◆ Exercise task ◆
Retype every line from the start of the data down to and including the line with "0.6, 0.57, 0.52];". Skip the pictures.

·····

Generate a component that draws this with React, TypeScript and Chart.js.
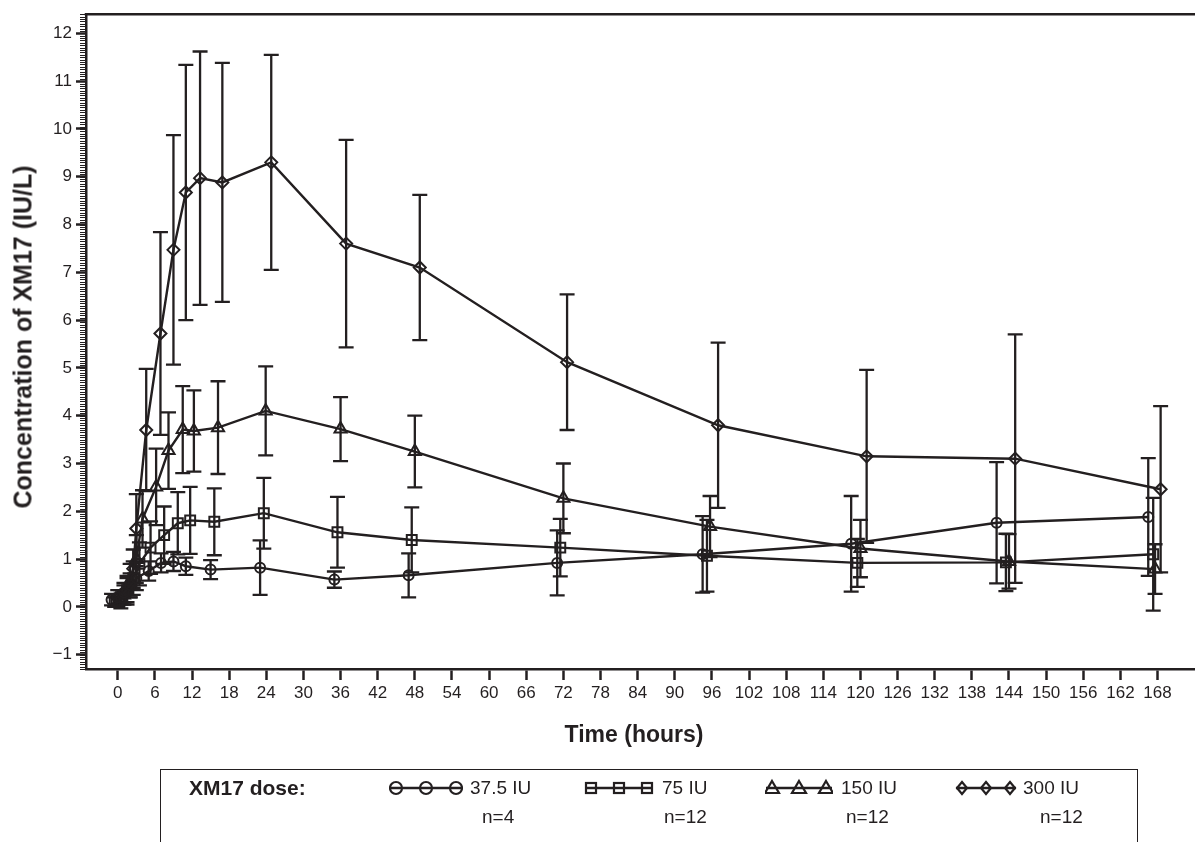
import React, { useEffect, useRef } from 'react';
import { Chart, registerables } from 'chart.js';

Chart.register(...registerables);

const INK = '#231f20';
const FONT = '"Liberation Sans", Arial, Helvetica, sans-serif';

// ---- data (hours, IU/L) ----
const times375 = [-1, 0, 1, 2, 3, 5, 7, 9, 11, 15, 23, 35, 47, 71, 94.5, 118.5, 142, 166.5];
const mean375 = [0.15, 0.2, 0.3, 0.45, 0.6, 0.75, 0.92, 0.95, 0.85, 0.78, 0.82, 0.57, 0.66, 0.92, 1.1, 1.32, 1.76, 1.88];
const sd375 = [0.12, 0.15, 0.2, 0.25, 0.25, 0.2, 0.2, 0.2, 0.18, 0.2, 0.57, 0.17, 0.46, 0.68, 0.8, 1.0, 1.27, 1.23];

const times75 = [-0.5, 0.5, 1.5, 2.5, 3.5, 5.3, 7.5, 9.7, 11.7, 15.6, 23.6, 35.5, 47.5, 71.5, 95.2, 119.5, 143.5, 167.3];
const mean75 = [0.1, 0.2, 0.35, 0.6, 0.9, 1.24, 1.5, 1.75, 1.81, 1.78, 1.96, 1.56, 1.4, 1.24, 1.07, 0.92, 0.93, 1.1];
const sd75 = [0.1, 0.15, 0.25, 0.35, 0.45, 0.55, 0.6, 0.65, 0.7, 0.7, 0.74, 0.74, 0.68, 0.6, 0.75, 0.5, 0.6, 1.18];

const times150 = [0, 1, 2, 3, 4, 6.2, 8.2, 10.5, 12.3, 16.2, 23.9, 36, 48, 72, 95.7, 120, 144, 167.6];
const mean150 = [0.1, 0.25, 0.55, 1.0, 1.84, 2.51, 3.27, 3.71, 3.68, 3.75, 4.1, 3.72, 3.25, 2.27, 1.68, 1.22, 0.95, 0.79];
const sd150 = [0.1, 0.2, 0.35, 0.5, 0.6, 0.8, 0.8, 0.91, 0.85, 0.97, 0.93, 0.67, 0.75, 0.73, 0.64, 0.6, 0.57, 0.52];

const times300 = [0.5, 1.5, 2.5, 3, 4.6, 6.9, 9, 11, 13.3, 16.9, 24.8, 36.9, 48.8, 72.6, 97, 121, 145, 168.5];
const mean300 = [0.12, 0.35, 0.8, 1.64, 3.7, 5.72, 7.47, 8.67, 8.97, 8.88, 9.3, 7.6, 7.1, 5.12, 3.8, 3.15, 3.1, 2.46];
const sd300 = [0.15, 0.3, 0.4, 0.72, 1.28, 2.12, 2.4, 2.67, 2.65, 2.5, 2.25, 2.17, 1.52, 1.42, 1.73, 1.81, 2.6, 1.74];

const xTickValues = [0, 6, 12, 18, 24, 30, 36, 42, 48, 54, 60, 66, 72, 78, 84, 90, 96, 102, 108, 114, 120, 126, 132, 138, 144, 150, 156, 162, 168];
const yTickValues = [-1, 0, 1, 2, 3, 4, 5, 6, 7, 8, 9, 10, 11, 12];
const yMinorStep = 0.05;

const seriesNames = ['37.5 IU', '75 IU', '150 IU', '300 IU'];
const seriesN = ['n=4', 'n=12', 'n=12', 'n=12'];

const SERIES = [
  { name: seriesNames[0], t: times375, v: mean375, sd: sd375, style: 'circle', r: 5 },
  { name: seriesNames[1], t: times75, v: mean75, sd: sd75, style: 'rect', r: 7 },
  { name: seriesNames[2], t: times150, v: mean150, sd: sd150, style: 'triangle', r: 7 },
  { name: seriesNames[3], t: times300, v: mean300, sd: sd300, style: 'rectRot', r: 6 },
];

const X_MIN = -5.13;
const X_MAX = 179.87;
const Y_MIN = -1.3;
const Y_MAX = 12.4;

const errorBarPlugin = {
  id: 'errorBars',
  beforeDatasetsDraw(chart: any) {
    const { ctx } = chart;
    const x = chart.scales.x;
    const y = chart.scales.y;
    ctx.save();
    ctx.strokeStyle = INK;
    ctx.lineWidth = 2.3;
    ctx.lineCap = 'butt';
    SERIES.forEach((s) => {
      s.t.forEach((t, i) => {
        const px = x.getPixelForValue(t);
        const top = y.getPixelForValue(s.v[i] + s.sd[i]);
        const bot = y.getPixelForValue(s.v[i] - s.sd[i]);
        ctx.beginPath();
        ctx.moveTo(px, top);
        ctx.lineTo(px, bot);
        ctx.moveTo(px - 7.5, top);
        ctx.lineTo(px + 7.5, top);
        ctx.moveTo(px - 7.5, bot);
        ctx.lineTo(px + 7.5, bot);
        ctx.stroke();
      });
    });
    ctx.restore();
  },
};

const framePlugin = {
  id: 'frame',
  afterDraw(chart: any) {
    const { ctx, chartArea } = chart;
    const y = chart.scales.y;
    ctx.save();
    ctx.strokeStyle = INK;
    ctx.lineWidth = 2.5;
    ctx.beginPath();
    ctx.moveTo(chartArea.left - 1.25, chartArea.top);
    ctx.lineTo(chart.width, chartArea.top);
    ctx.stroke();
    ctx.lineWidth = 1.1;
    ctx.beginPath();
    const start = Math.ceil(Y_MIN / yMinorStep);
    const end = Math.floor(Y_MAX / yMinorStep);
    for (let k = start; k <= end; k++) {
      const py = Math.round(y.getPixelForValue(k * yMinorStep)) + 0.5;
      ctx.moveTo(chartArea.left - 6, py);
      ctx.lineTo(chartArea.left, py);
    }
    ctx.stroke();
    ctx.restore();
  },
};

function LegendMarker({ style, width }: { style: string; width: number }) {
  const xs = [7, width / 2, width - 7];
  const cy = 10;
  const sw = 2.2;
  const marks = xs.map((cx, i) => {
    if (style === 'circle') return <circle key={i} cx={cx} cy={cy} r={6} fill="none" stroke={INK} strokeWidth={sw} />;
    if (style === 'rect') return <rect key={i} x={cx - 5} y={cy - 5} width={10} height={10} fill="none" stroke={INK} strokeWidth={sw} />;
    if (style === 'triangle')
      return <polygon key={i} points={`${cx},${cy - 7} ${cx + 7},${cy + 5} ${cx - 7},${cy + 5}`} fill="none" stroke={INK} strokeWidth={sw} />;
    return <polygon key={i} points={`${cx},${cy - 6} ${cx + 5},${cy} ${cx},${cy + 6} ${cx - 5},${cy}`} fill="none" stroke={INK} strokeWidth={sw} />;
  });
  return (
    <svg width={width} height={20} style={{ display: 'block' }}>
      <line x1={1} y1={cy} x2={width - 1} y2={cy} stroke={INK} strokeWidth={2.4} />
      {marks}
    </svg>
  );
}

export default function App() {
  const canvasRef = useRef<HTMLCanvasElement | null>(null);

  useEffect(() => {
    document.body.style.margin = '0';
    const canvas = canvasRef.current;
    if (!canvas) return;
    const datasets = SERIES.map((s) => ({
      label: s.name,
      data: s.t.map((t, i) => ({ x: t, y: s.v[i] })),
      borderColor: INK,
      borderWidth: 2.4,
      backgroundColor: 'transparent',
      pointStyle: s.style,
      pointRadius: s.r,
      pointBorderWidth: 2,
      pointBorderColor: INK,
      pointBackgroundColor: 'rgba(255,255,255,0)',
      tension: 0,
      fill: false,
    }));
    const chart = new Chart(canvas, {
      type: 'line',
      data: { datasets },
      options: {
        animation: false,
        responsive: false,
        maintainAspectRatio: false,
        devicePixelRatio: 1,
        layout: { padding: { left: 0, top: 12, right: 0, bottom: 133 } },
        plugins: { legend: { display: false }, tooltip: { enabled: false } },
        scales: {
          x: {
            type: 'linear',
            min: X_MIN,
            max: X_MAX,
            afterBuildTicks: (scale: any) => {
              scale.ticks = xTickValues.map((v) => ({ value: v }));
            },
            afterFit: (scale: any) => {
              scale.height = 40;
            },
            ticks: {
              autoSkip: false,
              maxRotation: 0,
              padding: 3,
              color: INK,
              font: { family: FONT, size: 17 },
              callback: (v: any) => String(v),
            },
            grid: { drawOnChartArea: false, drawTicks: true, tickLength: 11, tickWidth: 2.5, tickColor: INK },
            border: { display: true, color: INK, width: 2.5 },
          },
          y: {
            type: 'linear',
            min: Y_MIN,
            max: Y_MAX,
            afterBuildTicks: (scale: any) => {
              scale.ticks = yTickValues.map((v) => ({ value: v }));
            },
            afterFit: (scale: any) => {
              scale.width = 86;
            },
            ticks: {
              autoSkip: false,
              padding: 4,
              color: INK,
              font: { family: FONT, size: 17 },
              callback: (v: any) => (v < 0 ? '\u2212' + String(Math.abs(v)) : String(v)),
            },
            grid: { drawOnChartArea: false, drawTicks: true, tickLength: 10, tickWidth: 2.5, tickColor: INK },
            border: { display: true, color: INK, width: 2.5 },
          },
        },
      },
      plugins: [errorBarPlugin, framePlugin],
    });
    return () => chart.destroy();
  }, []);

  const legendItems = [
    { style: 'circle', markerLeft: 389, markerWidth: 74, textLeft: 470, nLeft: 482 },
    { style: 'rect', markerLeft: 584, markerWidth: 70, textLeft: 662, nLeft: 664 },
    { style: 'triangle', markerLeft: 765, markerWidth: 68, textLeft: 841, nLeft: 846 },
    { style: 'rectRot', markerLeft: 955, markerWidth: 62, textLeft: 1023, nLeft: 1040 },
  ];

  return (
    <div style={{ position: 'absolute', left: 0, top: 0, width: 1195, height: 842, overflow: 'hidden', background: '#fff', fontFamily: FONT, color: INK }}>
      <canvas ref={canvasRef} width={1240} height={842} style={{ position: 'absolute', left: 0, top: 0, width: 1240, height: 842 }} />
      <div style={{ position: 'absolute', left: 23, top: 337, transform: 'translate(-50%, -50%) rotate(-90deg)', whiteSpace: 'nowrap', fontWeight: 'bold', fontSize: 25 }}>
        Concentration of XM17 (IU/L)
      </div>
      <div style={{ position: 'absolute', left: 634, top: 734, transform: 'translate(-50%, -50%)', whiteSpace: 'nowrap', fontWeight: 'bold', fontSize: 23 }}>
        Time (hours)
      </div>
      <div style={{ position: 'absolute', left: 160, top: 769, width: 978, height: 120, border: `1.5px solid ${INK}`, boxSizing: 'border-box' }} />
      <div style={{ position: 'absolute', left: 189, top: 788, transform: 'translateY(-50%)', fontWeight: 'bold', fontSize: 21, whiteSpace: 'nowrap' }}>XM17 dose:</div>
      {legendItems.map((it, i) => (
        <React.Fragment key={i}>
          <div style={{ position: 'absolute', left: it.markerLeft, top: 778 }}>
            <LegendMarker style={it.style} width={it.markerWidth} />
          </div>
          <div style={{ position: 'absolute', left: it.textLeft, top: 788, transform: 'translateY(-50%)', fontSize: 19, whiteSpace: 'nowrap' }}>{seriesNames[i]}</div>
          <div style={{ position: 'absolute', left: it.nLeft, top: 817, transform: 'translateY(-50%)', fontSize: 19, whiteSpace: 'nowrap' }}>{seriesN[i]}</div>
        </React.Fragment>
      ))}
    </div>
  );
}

·····

◆ Exercise response ◆
Generate a component that draws this with React, TypeScript and Chart.js.
import React, { useEffect, useRef } from 'react';
import { Chart, registerables } from 'chart.js';

Chart.register(...registerables);

const INK = '#231f20';
const FONT = '"Liberation Sans", Arial, Helvetica, sans-serif';

// ---- data (hours, IU/L) ----
const times375 = [-1, 0, 1, 2, 3, 5, 7, 9, 11, 15, 23, 35, 47, 71, 94.5, 118.5, 142, 166.5];
const mean375 = [0.15, 0.2, 0.3, 0.45, 0.6, 0.75, 0.92, 0.95, 0.85, 0.78, 0.82, 0.57, 0.66, 0.92, 1.1, 1.32, 1.76, 1.88];
const sd375 = [0.12, 0.15, 0.2, 0.25, 0.25, 0.2, 0.2, 0.2, 0.18, 0.2, 0.57, 0.17, 0.46, 0.68, 0.8, 1.0, 1.27, 1.23];

const times75 = [-0.5, 0.5, 1.5, 2.5, 3.5, 5.3, 7.5, 9.7, 11.7, 15.6, 23.6, 35.5, 47.5, 71.5, 95.2, 119.5, 143.5, 167.3];
const mean75 = [0.1, 0.2, 0.35, 0.6, 0.9, 1.24, 1.5, 1.75, 1.81, 1.78, 1.96, 1.56, 1.4, 1.24, 1.07, 0.92, 0.93, 1.1];
const sd75 = [0.1, 0.15, 0.25, 0.35, 0.45, 0.55, 0.6, 0.65, 0.7, 0.7, 0.74, 0.74, 0.68, 0.6, 0.75, 0.5, 0.6, 1.18];

const times150 = [0, 1, 2, 3, 4, 6.2, 8.2, 10.5, 12.3, 16.2, 23.9, 36, 48, 72, 95.7, 120, 144, 167.6];
const mean150 = [0.1, 0.25, 0.55, 1.0, 1.84, 2.51, 3.27, 3.71, 3.68, 3.75, 4.1, 3.72, 3.25, 2.27, 1.68, 1.22, 0.95, 0.79];
const sd150 = [0.1, 0.2, 0.35, 0.5, 0.6, 0.8, 0.8, 0.91, 0.85, 0.97, 0.93, 0.67, 0.75, 0.73, 0.64, 0.6, 0.57, 0.52];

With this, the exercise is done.